Alaska; a railroad built in spite of tremendous obstacles; the strife of two big-brained men, the one unscrupulous and the other honorable; the love of a young newspaper woman for Murray O'Neil, the "Irish Prince," who wrought his dreams into steel bridges and iron tracks; this is the "stuff" of which Rex Beach makes his new novel "The Iron Trail." Everything is on a large scale here, and from the steamship wreck in the first chapter until the final page the interest is intense. With material which would lend itself

admirably to melodrama, and vital situations enough for half a dozen different stories, Rex Beach always avoids the crudely sensational. In his most exciting moments there is an element of restraint. His descriptions of glaciers and great rivers and storms are vivid and stirring, but the descriptions never get in the way of the narrative, which is rapid and absorbing. The book is a worthy successor to the author's other well-remembered stories of heroic men who conquered great obstacles.

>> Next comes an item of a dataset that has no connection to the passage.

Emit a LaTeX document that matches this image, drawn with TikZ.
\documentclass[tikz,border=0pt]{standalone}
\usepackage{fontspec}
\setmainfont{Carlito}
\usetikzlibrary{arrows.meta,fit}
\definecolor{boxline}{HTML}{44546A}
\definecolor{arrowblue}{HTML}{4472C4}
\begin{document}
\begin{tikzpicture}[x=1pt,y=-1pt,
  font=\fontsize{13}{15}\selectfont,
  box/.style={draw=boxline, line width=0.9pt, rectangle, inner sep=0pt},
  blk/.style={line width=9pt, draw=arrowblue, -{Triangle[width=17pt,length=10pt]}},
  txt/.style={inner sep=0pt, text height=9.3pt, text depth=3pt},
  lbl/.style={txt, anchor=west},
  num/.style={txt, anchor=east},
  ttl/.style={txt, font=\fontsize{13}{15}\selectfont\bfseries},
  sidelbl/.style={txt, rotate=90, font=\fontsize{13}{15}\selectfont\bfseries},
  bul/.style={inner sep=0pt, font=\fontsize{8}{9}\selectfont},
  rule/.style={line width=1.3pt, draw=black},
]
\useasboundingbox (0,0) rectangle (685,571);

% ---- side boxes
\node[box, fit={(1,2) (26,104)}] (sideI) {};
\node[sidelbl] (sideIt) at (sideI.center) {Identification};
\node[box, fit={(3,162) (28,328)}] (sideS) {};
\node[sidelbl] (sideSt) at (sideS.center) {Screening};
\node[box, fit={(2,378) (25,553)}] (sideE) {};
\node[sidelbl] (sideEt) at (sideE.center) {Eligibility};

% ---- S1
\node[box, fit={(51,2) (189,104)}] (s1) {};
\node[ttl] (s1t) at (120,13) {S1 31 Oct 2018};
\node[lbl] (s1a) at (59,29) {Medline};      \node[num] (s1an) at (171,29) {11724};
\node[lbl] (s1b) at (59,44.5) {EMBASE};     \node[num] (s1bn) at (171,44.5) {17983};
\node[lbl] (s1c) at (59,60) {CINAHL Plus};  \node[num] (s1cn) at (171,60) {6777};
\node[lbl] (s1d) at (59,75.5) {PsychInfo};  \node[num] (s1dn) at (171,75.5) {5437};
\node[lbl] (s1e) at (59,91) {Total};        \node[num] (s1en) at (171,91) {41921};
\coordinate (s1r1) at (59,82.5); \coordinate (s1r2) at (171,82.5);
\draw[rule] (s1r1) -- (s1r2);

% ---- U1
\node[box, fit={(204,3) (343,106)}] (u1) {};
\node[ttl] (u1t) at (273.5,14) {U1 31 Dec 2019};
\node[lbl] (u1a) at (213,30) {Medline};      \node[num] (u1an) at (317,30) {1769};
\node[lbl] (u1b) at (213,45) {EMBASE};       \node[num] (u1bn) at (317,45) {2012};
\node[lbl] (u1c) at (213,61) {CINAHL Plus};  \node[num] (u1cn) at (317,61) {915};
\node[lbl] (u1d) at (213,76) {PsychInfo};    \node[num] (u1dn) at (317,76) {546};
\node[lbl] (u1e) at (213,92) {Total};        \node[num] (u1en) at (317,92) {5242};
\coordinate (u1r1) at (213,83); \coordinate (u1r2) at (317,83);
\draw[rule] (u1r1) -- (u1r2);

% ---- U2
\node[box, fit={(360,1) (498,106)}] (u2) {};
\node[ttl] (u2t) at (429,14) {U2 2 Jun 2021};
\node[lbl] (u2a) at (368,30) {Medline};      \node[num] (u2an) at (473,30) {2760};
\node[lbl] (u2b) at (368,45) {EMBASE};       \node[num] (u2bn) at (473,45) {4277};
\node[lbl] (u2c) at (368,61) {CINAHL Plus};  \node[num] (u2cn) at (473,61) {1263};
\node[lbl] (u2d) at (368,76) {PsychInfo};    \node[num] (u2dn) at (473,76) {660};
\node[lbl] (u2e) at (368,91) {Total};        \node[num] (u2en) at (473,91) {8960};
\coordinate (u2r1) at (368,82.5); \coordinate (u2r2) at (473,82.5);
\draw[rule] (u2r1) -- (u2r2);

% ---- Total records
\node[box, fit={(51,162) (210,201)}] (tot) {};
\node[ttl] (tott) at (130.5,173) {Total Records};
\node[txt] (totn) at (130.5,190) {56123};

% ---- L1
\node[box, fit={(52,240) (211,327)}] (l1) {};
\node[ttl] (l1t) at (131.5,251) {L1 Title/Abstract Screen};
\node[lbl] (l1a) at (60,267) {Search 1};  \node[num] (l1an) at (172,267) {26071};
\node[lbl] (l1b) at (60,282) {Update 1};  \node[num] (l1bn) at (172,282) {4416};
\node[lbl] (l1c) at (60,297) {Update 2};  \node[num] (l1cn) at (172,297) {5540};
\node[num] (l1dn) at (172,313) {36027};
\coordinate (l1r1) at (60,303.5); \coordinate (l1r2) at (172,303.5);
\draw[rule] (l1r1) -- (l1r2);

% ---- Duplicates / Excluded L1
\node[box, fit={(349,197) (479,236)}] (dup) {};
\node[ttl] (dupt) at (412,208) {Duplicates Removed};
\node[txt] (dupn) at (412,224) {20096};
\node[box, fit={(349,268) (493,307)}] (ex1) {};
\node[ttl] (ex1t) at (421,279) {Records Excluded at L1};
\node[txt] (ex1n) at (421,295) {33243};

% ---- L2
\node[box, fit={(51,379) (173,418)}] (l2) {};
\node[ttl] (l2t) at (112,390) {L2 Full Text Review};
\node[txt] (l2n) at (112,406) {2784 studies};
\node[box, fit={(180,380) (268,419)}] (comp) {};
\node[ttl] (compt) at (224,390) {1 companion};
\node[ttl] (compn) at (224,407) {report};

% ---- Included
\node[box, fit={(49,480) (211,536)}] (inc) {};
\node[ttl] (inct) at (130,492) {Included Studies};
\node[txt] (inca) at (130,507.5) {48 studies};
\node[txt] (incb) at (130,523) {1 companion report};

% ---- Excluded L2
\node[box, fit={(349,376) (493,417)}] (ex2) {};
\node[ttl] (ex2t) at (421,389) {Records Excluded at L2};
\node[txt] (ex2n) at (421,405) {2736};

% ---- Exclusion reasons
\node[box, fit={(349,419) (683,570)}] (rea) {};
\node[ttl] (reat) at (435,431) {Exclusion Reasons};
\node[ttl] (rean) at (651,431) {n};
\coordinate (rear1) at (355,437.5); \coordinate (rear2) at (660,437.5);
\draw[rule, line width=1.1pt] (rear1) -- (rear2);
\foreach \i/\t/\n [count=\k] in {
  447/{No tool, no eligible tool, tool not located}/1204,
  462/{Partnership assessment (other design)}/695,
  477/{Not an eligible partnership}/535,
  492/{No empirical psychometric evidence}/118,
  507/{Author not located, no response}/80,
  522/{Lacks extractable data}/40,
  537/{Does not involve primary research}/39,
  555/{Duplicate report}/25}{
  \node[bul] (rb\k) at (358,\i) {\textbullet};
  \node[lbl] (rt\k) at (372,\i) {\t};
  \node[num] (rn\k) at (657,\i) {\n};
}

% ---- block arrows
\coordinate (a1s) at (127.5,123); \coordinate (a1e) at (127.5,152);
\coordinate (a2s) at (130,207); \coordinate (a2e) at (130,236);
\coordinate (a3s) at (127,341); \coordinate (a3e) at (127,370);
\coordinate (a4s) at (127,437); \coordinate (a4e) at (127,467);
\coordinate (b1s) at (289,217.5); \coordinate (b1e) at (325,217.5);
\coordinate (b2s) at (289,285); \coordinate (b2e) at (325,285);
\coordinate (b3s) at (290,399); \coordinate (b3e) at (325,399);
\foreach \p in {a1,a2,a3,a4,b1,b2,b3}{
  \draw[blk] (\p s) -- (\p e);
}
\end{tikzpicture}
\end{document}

Harper and Brothers.

Thomas Nelson Page has named a collection of short, unrelated stories "The Land of the Spirit." It is his belief, stated in the preface, that during the last decade the universal mind has been drawn more forcefully than ever before to things of the spirit, and that the new moral movements have shown men that the kingdom of heaven is here and now. Therefore each of these stories, whether it deals with a party of commercial travelers at an old Southern Hotel, or with the Inn at Bethlehem, emphasizes the value of spiritual over material things. Two of the stories, "The Old Planters," and "The Trick Doctor" are in the vein by which Thomas Nelson Page is most widely known and admired, for they deal with Southern life and people. Others, "The Stranger's Pew," "The Stable of the Inn," and "The Shepherd Who Watched by Night," are mystical and allegorical. The remaining stories, "The Bigot" and "The Outcast," are strong studies of human nature. All are told with the charm and old fashioned gentleness and literary distinction which are characteristic of the author's work. Charles Scribner's Sons.